Continuous and discrete universality of zeta-functions: Two sides of the same coin?
Athanasios Sourmelidis
TL;DR
The paper builds a unified linear-dynamics framework to connect continuous and discrete universality phenomena for zeta- and $L$-functions. By embedding the problem in a Fréchet space of analytic functions and using a translation semigroup, it demonstrates that continuous strong universality for the Hurwitz zeta-function implies its $h$-discrete strong universality for any $h>0$, and conversely under a limsup formulation the discrete case implies the continuous.

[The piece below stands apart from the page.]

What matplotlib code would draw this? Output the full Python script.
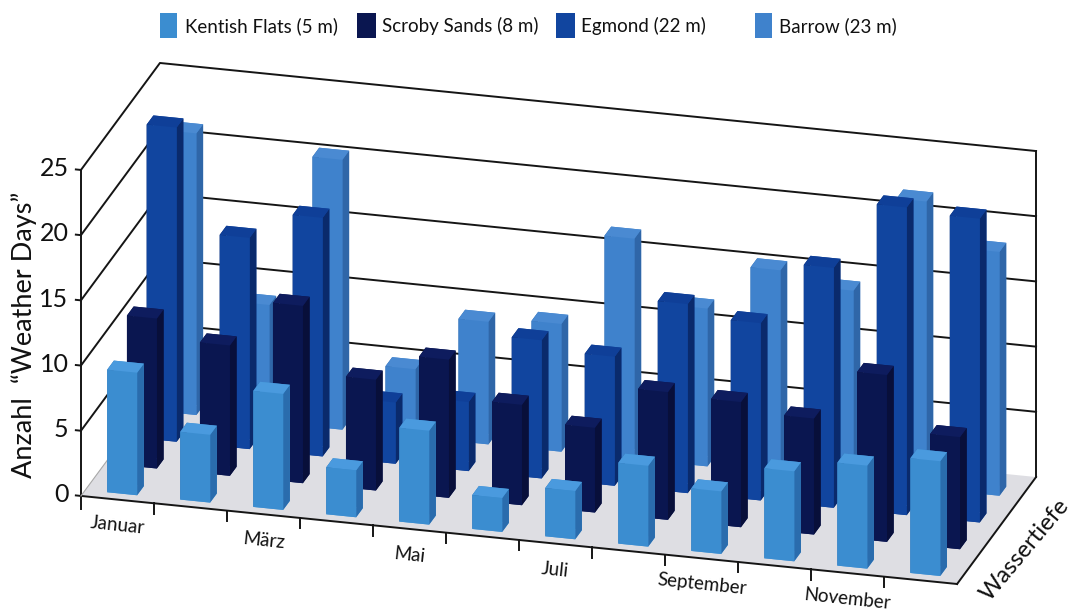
#!/usr/bin/env python3
"""Weather days per month at four offshore sites, as a 3D bar chart."""

import matplotlib
matplotlib.use("Agg")
import matplotlib.pyplot as plt
from matplotlib.patches import Rectangle
from mpl_toolkits.mplot3d import proj3d
from mpl_toolkits.mplot3d.art3d import Poly3DCollection


WIDTH, HEIGHT = 1075, 612

MONTH_LABELS = ["Januar", "März", "Mai", "Juli", "September", "November"]
Z_TICKS = [0, 5, 10, 15, 20, 25]

SITES = ["Kentish Flats (5 m)", "Scroby Sands (8 m)", "Egmond (22 m)", "Barrow (23 m)"]

kentish = [9.4, 5.2, 8.9, 3.6, 7.2, 2.6, 3.7, 6.2, 4.8, 6.9, 7.9, 8.8]
scroby = [11.5, 10.0, 13.6, 8.5, 10.6, 7.7, 6.5, 9.8, 9.6, 8.9, 12.8, 8.6]
egmond = [24.1, 16.2, 18.3, 4.7, 5.3, 10.6, 9.9, 14.5, 13.6, 18.4, 23.6, 23.3]
barrow = [21.6, 9.0, 20.7, 5.2, 9.4, 9.8, 16.9, 12.1, 15.6, 14.6, 22.0, 18.7]

# front, side, top
COLORS = [
    ("#3b8dd0", "#2a6cad", "#4a9ade"),
    ("#0a1650", "#080f3a", "#0e1c5e"),
    ("#11459f", "#0a2a6c", "#0f3f98"),
    ("#3f82cc", "#2f66a8", "#4a8ad2"),
]
ROW_START = [0.055, 0.305, 0.555, 0.805]
BAR_X = 0.30
BAR_W = 0.41
BAR_D = 0.085

FONT = ["Lato", "DejaVu Sans"]


def px_text(fig, x, y, s, **kw):
    fig.text(x / WIDTH, 1 - y / HEIGHT, s, family=FONT, color="#111111", **kw)


def box_text(fig, ax, x, y, z, s, **kw):
    # label at a point of the 3D box, placed on the figure
    x2, y2, _ = proj3d.proj_transform(x, y, z, ax.get_proj())
    px, py = ax.transData.transform((x2, y2))
    fig.text(px / WIDTH, py / HEIGHT, s, family=FONT, color="#111111", **kw)


def draw_frame(ax):
    floor = [[(0, 0, 0), (12, 0, 0), (12, 1, 0), (0, 1, 0)]]
    ax.add_collection3d(Poly3DCollection(floor, facecolor="#dedee3", edgecolor="none", zorder=1))

    line = {"color": "#151515", "linewidth": 1.4, "zorder": 2}
    for z in Z_TICKS[1:]:
        ax.plot([0, 0, 12], [0, 1, 1], [z, z, z], **line)
        ax.plot([-0.07, 0], [0, 0], [z, z], **line)
    ax.plot([-0.07, 0], [0, 0], [0, 0], **line)
    ax.plot([0, 0], [0, 0], [-1.0, 25], **line)
    ax.plot([12, 12], [1, 1], [0, 25], **line)
    ax.plot([0, 12], [0, 0], [0, 0], **line)
    ax.plot([12, 12], [0, 1], [0, 0], **line)
    ax.plot([0, 0], [0, 1], [0, 0], color="#a8a8a8", linewidth=0.8, zorder=2)
    for m in range(1, 12):
        ax.plot([m, m], [0, 0], [-0.8, 0], **line)


def draw_bars(ax, series):
    # back row first so the front rows paint over it
    for row in reversed(range(len(series))):
        front, side, top = COLORS[row]
        for month, value in enumerate(series[row]):
            faces = [top, top, front, front, side, side]
            ax.bar3d(month + BAR_X, ROW_START[row], 0, BAR_W, BAR_D, value,
                     color=faces, shade=False, zorder=10 + (3 - row))


def draw_text(fig, ax):
    for i, label in enumerate(MONTH_LABELS):
        box_text(fig, ax, 2 * i + 0.5, 0, -2, label, rotation=-6, ha="center", va="center",
                 rotation_mode="anchor", fontsize=13.5)
    for z in Z_TICKS:
        box_text(fig, ax, -0.17, 0, z, str(z), ha="right", va="center", fontsize=18)

    px_text(fig, 24, 335, "Anzahl  \u201cWeather Days\u201d", rotation=90, fontsize=19.5,
            ha="center", va="center")
    px_text(fig, 1025, 550, "Wassertiefe", rotation=50, fontsize=17, ha="center", va="center",
            rotation_mode="anchor")

    swatches = [160, 357, 556, 755]
    swatch_w = [17, 19, 19, 17]
    starts = [185, 382, 581, 779]
    for i, site in enumerate(SITES):
        fig.add_artist(Rectangle((swatches[i] / WIDTH, 1 - 38 / HEIGHT), swatch_w[i] / WIDTH, 25 / HEIGHT,
                                 transform=fig.transFigure, facecolor=COLORS[i][0], edgecolor="none"))
        px_text(fig, starts[i], 26, site, fontsize=13.5, ha="left", va="center")


def main():
    fig = plt.figure(figsize=(WIDTH / 100, HEIGHT / 100), dpi=100, facecolor="white")
    # square axes, much larger than the figure, placed so the box lands where it should
    ax = fig.add_axes([45 / WIDTH, -225 / HEIGHT, 1000 / WIDTH, 1000 / HEIGHT],
                      projection="3d", computed_zorder=False)
    ax.set_proj_type("ortho")
    ax.view_init(elev=21.65, azim=-74.76)

    draw_frame(ax)
    draw_bars(ax, [kentish, scroby, egmond, barrow])

    ax.set_xticks([])
    ax.set_yticks([])
    ax.set_zticks([])
    ax.set_xlim(0, 12, view_margin=0)
    ax.set_ylim(0, 1, view_margin=0)
    ax.set_zlim(0, 25, view_margin=0)
    ax.set_box_aspect((908, 300.5, 350.7), zoom=0.989)
    ax.set_axis_off()
    ax.apply_aspect()

    draw_text(fig, ax)

    fig.savefig("out.png", dpi=100)
    plt.close(fig)


if __name__ == "__main__":
    main()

Under the Riemann hypothesis, continuous universality of the Riemann zeta-function is shown to be equivalent to its $h$-discrete universality, with the Conejero–Müller–Peris framework and Bagchi’s strong recurrence playing central roles; the results extend naturally to multidimensional joint universality and to broader classes of zeta- and $L$-functions, including those without Euler products. The work illuminates why continuous universality suffices to generate a wide array of discrete universality results and provides a robust dynamical toolkit for future exploration of universal approximation in analytic number theory.
Abstract
In 1975 Voronin proved the universality theorem for the Riemann zeta-function $ζ(s)$ which roughly says that any admissible function $f(s)$ is approximated by $ζ(s)$. A few years later Reich proved a discrete analogue of this result. The proofs of these theorems are almost identical but it is not known whether one of them implies the other. We will see that if we translate the question in the language of linear dynamics then there is a link which we exploit to obtain in a straightforward way a big variety of discrete universality results appearing in the literature.